_TASK REQUIREMENTS_
Give an exact copy of every line, leaving images out.

_RECORDED DATA_
━━━━━━━━━━
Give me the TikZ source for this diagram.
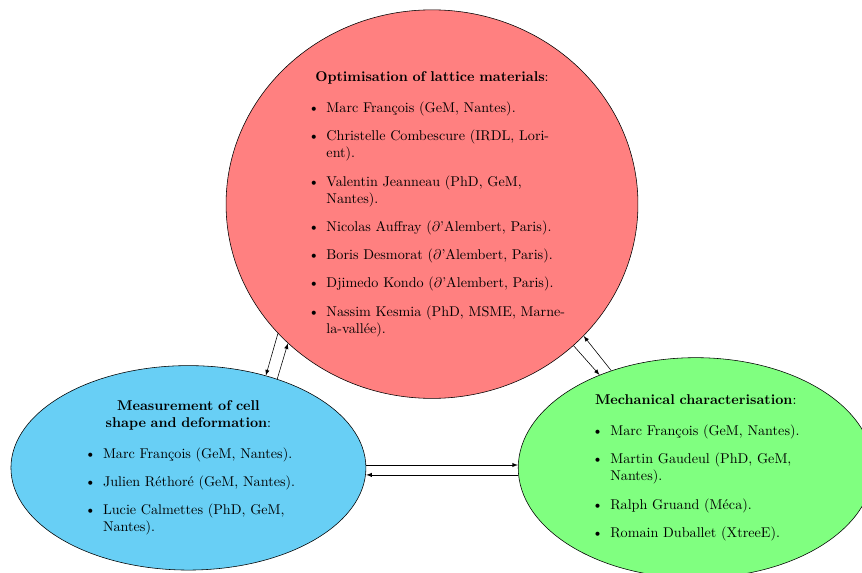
\documentclass[tikz,border=0pt]{standalone}
\usetikzlibrary{arrows}
\usetikzlibrary{shapes.geometric}

\definecolor{skyblue}{RGB}{104,207,245}

\begin{document}
\begin{tikzpicture}[bubble/.style={ellipse, draw, text width=#1, align=left},
 link/.style={->, >=latex}]
\useasboundingbox (0,0) rectangle (21.41,-14.21);
% the three research themes
\node[bubble=7cm, fill=red!50] (optim) at (10.73,-5.07) {%
 {\centering\textbf{Optimisation of lattice materials}:\par}
 \begin{itemize}
 \item Marc François (GeM, Nantes).
 \item Christelle Combescure (IRDL, Lori-\\ent).
 \item Valentin Jeanneau (PhD, GeM, Nantes).
 \item Nicolas Auffray ($\partial$'Alembert, Paris).
 \item Boris Desmorat ($\partial$'Alembert, Paris).
 \item Djimedo Kondo ($\partial$'Alembert, Paris).
 \item Nassim Kesmia (PhD, MSME, Marne-\\la-vallée).
 \end{itemize}};
\node[bubble=6cm, fill=skyblue] (measure) at (4.68,-11.62) {%
 {\centering\textbf{Measurement of cell\\ shape and deformation}:\par}
 \begin{itemize}
 \item Marc François (GeM, Nantes).
 \item Julien Réthoré (GeM, Nantes).
 \item Lucie Calmettes (PhD, GeM, Nantes).
 \end{itemize}};
\node[bubble=6cm, fill=green!50] (mech) at (17.28,-11.62) {%
 {\centering\textbf{Mechanical characterisation}:\par}
 \begin{itemize}
 \item Marc François (GeM, Nantes).
 \item Martin Gaudeul (PhD, GeM, Nantes).
 \item Ralph Gruand (Méca).
 \item Romain Duballet (XtreeE).
 \end{itemize}};
% links
\draw[link] (optim.220) -- (measure.50);
\draw[link] (measure.45) -- (optim.224);
\draw[link] (optim.315) -- (mech.136);
\draw[link] (mech.131) -- (optim.319);
\draw[link] ([yshift=2pt]measure.east) -- ([yshift=2pt]mech.west);
\draw[link] ([yshift=-5pt]mech.west) -- ([yshift=-5pt]measure.east);
\end{tikzpicture}
\end{document}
━━━━━━━━━━
_SOLUTION TO THE PROBLEM_
Give me the TikZ source for this diagram.
\documentclass[tikz,border=0pt]{standalone}
\usetikzlibrary{arrows}
\usetikzlibrary{shapes.geometric}

\definecolor{skyblue}{RGB}{104,207,245}

\begin{document}
\begin{tikzpicture}[bubble/.style={ellipse, draw, text width=#1, align=left},
 link/.style={->, >=latex}]
\useasboundingbox (0,0) rectangle (21.41,-14.21);
% the three research themes
\node[bubble=7cm, fill=red!50] (optim) at (10.73,-5.07) {%
 {\centering\textbf{Optimisation of lattice materials}:\par}
 \begin{itemize}
 \item Marc François (GeM, Nantes).
 \item Christelle Combescure (IRDL, Lori-\\ent).
 \item Valentin Jeanneau (PhD, GeM, Nantes).
 \item Nicolas Auffray ($\partial$'Alembert, Paris).
 \item Boris Desmorat ($\partial$'Alembert, Paris).
 \item Djimedo Kondo ($\partial$'Alembert, Paris).
 \item Nassim Kesmia (PhD, MSME, Marne-\\la-vallée).
 \end{itemize}};
\node[bubble=6cm, fill=skyblue] (measure) at (4.68,-11.62) {%
 {\centering\textbf{Measurement of cell\\ shape and deformation}:\par}
 \begin{itemize}
 \item Marc François (GeM, Nantes).
 \item Julien Réthoré (GeM, Nantes).
 \item Lucie Calmettes (PhD, GeM, Nantes).
 \end{itemize}};
\node[bubble=6cm, fill=green!50] (mech) at (17.28,-11.62) {%
 {\centering\textbf{Mechanical characterisation}:\par}
 \begin{itemize}
 \item Marc François (GeM, Nantes).
 \item Martin Gaudeul (PhD, GeM, Nantes).
 \item Ralph Gruand (Méca).
 \item Romain Duballet (XtreeE).
 \end{itemize}};
% links
\draw[link] (optim.220) -- (measure.50);
\draw[link] (measure.45) -- (optim.224);
\draw[link] (optim.315) -- (mech.136);
\draw[link] (mech.131) -- (optim.319);
\draw[link] ([yshift=2pt]measure.east) -- ([yshift=2pt]mech.west);
\draw[link] ([yshift=-5pt]mech.west) -- ([yshift=-5pt]measure.east);
\end{tikzpicture}
\end{document}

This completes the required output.